> [Provided material]
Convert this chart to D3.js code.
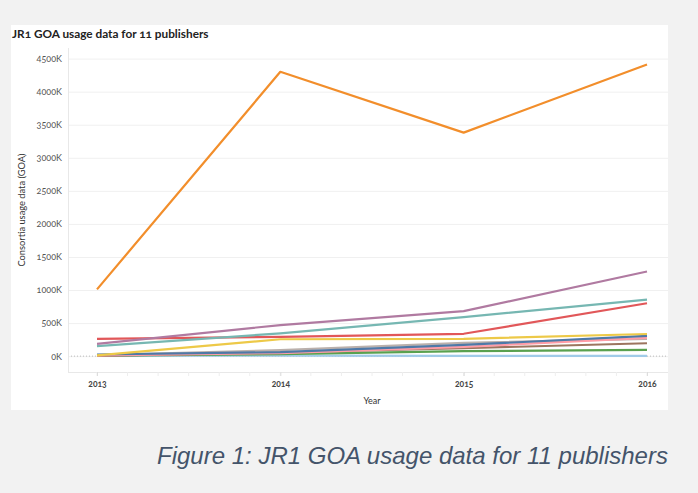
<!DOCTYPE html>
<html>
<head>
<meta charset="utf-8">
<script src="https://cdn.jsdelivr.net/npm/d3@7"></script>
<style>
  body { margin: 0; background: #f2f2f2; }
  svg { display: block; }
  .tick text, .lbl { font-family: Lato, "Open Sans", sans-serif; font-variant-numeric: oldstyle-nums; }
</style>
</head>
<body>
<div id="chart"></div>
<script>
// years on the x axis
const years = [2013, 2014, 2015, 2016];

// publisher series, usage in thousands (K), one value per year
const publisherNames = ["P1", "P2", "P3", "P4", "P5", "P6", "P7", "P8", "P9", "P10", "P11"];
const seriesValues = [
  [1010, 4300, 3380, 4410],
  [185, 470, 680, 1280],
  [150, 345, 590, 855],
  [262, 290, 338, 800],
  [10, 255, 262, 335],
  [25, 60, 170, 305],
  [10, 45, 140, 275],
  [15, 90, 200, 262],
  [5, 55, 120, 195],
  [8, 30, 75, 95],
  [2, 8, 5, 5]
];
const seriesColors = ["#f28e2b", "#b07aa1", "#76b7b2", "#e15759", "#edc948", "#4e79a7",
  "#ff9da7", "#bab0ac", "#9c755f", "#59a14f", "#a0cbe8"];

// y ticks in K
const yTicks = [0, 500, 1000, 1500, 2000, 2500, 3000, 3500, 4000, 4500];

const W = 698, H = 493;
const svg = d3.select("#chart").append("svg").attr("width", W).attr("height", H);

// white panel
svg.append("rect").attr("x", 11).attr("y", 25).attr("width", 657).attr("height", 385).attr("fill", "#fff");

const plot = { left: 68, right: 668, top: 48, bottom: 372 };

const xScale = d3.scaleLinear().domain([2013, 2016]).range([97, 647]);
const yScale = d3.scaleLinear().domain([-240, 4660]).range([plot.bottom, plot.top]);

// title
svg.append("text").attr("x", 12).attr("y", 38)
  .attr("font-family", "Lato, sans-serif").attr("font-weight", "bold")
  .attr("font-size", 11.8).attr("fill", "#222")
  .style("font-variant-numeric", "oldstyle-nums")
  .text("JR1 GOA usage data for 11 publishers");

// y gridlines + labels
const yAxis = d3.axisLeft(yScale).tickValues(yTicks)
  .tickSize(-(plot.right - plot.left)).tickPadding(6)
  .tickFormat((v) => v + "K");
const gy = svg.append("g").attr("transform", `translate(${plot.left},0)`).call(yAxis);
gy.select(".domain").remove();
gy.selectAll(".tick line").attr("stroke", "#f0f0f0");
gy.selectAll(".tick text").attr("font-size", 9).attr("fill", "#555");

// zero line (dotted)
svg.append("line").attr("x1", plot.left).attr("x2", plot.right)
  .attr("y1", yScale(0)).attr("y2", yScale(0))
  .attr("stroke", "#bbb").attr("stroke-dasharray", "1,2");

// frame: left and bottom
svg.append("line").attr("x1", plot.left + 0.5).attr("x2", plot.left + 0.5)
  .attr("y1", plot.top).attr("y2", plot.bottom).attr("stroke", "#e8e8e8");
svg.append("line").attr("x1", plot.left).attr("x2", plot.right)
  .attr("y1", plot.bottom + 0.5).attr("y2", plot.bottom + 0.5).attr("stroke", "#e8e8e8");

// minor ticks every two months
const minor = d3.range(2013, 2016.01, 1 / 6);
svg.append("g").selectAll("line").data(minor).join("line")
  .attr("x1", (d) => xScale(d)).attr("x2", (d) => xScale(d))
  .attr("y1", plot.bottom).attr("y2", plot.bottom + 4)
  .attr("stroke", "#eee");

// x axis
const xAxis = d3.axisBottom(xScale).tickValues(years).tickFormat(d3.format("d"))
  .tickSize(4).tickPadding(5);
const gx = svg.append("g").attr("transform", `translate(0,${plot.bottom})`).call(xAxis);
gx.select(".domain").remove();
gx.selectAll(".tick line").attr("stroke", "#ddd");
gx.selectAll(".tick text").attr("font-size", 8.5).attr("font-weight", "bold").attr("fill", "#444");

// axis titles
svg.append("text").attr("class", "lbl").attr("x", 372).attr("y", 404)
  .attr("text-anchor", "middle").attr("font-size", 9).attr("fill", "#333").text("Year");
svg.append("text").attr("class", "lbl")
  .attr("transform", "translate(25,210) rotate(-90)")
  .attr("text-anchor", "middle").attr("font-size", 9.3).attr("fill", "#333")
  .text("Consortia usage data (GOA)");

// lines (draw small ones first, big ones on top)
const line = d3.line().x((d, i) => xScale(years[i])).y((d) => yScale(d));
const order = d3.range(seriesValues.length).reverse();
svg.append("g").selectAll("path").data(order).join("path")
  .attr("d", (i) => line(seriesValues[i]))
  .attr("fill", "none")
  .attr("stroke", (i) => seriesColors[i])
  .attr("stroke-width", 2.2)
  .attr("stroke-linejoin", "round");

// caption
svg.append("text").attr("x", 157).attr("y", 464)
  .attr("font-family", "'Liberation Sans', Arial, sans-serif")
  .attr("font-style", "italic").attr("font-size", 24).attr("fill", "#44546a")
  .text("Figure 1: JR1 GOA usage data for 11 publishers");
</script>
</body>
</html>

> [Exercise objective] Reproduce the material in its entirety and word for word, without the pictures.

> [Answer to the exercise]
Convert this chart to D3.js code.
<!DOCTYPE html>
<html>
<head>
<meta charset="utf-8">
<script src="https://cdn.jsdelivr.net/npm/d3@7"></script>
<style>
  body { margin: 0; background: #f2f2f2; }
  svg { display: block; }
  .tick text, .lbl { font-family: Lato, "Open Sans", sans-serif; font-variant-numeric: oldstyle-nums; }
</style>
</head>
<body>
<div id="chart"></div>
<script>
// years on the x axis
const years = [2013, 2014, 2015, 2016];

// publisher series, usage in thousands (K), one value per year
const publisherNames = ["P1", "P2", "P3", "P4", "P5", "P6", "P7", "P8", "P9", "P10", "P11"];
const seriesValues = [
  [1010, 4300, 3380, 4410],
  [185, 470, 680, 1280],
  [150, 345, 590, 855],
  [262, 290, 338, 800],
  [10, 255, 262, 335],
  [25, 60, 170, 305],
  [10, 45, 140, 275],
  [15, 90, 200, 262],
  [5, 55, 120, 195],
  [8, 30, 75, 95],
  [2, 8, 5, 5]
];
const seriesColors = ["#f28e2b", "#b07aa1", "#76b7b2", "#e15759", "#edc948", "#4e79a7",
  "#ff9da7", "#bab0ac", "#9c755f", "#59a14f", "#a0cbe8"];

// y ticks in K
const yTicks = [0, 500, 1000, 1500, 2000, 2500, 3000, 3500, 4000, 4500];

const W = 698, H = 493;
const svg = d3.select("#chart").append("svg").attr("width", W).attr("height", H);

// white panel
svg.append("rect").attr("x", 11).attr("y", 25).attr("width", 657).attr("height", 385).attr("fill", "#fff");

const plot = { left: 68, right: 668, top: 48, bottom: 372 };

const xScale = d3.scaleLinear().domain([2013, 2016]).range([97, 647]);
const yScale = d3.scaleLinear().domain([-240, 4660]).range([plot.bottom, plot.top]);

// title
svg.append("text").attr("x", 12).attr("y", 38)
  .attr("font-family", "Lato, sans-serif").attr("font-weight", "bold")
  .attr("font-size", 11.8).attr("fill", "#222")
  .style("font-variant-numeric", "oldstyle-nums")
  .text("JR1 GOA usage data for 11 publishers");

// y gridlines + labels
const yAxis = d3.axisLeft(yScale).tickValues(yTicks)
  .tickSize(-(plot.right - plot.left)).tickPadding(6)
  .tickFormat((v) => v + "K");
const gy = svg.append("g").attr("transform", `translate(${plot.left},0)`).call(yAxis);
gy.select(".domain").remove();
gy.selectAll(".tick line").attr("stroke", "#f0f0f0");
gy.selectAll(".tick text").attr("font-size", 9).attr("fill", "#555");

// zero line (dotted)
svg.append("line").attr("x1", plot.left).attr("x2", plot.right)
  .attr("y1", yScale(0)).attr("y2", yScale(0))
  .attr("stroke", "#bbb").attr("stroke-dasharray", "1,2");

// frame: left and bottom
svg.append("line").attr("x1", plot.left + 0.5).attr("x2", plot.left + 0.5)
  .attr("y1", plot.top).attr("y2", plot.bottom).attr("stroke", "#e8e8e8");
svg.append("line").attr("x1", plot.left).attr("x2", plot.right)
  .attr("y1", plot.bottom + 0.5).attr("y2", plot.bottom + 0.5).attr("stroke", "#e8e8e8");

// minor ticks every two months
const minor = d3.range(2013, 2016.01, 1 / 6);
svg.append("g").selectAll("line").data(minor).join("line")
  .attr("x1", (d) => xScale(d)).attr("x2", (d) => xScale(d))
  .attr("y1", plot.bottom).attr("y2", plot.bottom + 4)
  .attr("stroke", "#eee");

// x axis
const xAxis = d3.axisBottom(xScale).tickValues(years).tickFormat(d3.format("d"))
  .tickSize(4).tickPadding(5);
const gx = svg.append("g").attr("transform", `translate(0,${plot.bottom})`).call(xAxis);
gx.select(".domain").remove();
gx.selectAll(".tick line").attr("stroke", "#ddd");
gx.selectAll(".tick text").attr("font-size", 8.5).attr("font-weight", "bold").attr("fill", "#444");

// axis titles
svg.append("text").attr("class", "lbl").attr("x", 372).attr("y", 404)
  .attr("text-anchor", "middle").attr("font-size", 9).attr("fill", "#333").text("Year");
svg.append("text").attr("class", "lbl")
  .attr("transform", "translate(25,210) rotate(-90)")
  .attr("text-anchor", "middle").attr("font-size", 9.3).attr("fill", "#333")
  .text("Consortia usage data (GOA)");

// lines (draw small ones first, big ones on top)
const line = d3.line().x((d, i) => xScale(years[i])).y((d) => yScale(d));
const order = d3.range(seriesValues.length).reverse();
svg.append("g").selectAll("path").data(order).join("path")
  .attr("d", (i) => line(seriesValues[i]))
  .attr("fill", "none")
  .attr("stroke", (i) => seriesColors[i])
  .attr("stroke-width", 2.2)
  .attr("stroke-linejoin", "round");

// caption
svg.append("text").attr("x", 157).attr("y", 464)
  .attr("font-family", "'Liberation Sans', Arial, sans-serif")
  .attr("font-style", "italic").attr("font-size", 24).attr("fill", "#44546a")
  .text("Figure 1: JR1 GOA usage data for 11 publishers");
</script>
</body>
</html>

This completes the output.